Problem: Scan the data for lines with "this" and report the count by itself.

Materials provided:
◇ ◇ ◇
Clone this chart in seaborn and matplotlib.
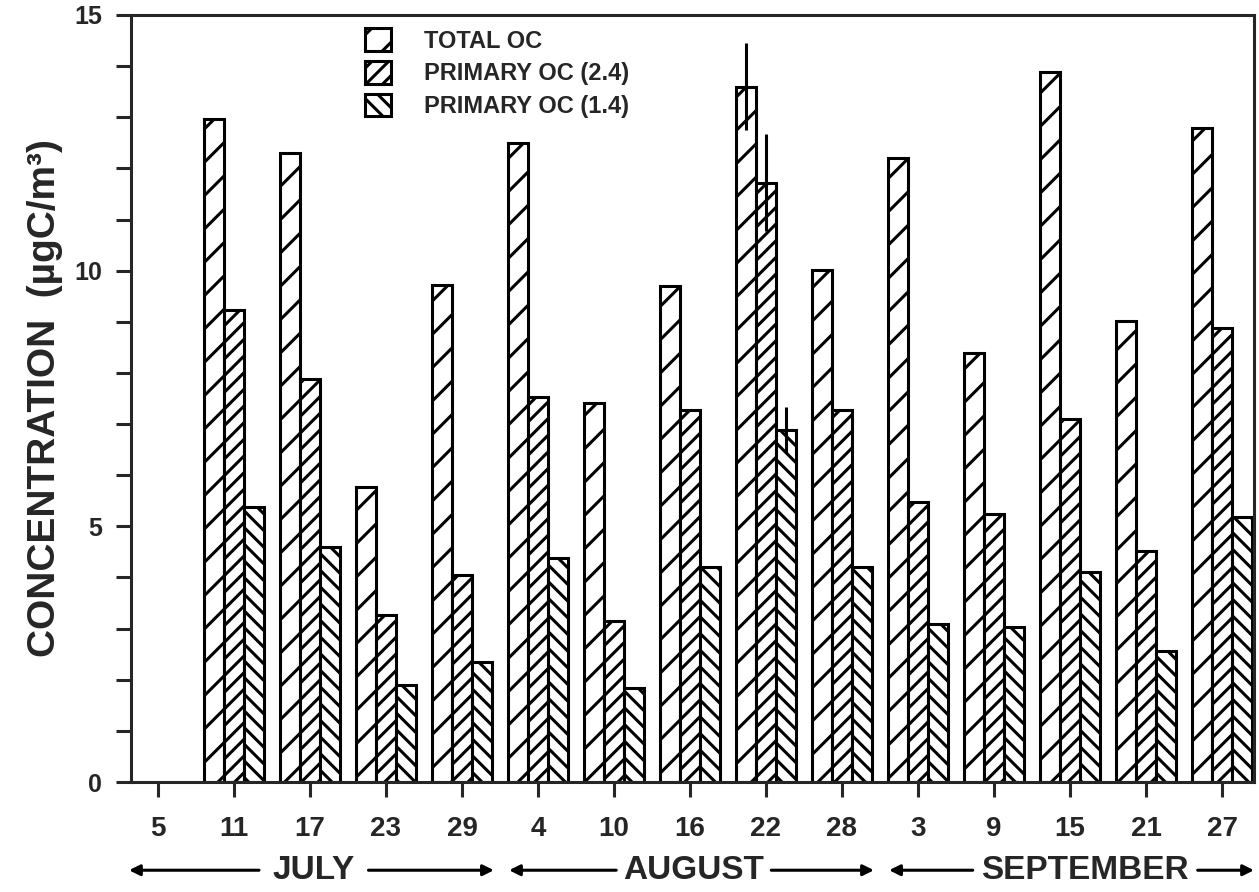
◇ ◇ ◇
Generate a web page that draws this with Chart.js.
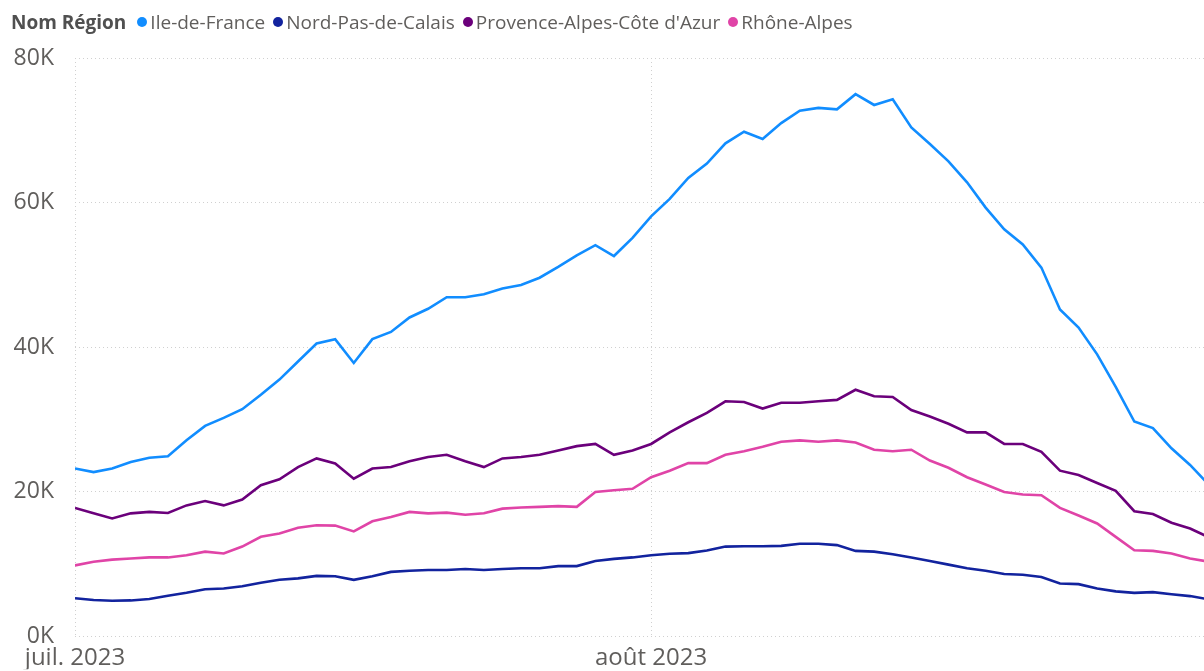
◇ ◇ ◇
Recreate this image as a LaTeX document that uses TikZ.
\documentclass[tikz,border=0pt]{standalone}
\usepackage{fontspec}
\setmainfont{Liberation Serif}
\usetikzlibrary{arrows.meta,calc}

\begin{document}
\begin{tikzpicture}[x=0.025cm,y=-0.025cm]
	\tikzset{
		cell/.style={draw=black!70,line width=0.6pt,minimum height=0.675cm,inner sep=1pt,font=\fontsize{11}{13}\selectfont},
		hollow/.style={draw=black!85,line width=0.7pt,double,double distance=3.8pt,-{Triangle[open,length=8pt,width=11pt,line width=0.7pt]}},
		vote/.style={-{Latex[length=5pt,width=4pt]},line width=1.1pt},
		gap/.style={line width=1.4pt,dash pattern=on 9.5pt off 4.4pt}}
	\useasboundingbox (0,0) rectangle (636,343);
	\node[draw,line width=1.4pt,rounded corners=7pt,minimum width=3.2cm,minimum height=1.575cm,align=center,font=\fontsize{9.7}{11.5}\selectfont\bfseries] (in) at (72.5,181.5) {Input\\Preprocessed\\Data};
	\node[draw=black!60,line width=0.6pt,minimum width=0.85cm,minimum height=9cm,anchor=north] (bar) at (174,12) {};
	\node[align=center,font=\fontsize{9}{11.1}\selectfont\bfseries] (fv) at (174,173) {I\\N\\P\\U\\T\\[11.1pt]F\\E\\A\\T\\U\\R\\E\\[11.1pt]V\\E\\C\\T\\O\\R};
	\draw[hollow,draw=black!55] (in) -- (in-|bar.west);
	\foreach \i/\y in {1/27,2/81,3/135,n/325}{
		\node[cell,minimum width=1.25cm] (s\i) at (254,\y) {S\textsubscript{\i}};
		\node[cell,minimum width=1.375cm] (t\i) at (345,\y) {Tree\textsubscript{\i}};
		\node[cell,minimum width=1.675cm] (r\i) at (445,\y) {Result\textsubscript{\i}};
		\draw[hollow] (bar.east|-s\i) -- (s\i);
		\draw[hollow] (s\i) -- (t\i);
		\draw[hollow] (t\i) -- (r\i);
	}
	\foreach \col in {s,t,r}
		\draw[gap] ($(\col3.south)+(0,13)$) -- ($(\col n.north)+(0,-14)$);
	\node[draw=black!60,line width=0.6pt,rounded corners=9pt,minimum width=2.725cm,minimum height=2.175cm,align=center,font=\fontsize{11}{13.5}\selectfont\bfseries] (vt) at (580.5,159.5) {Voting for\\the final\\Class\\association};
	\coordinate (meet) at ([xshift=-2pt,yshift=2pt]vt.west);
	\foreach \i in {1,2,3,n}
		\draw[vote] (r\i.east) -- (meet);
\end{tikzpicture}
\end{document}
◇ ◇ ◇
The output: 3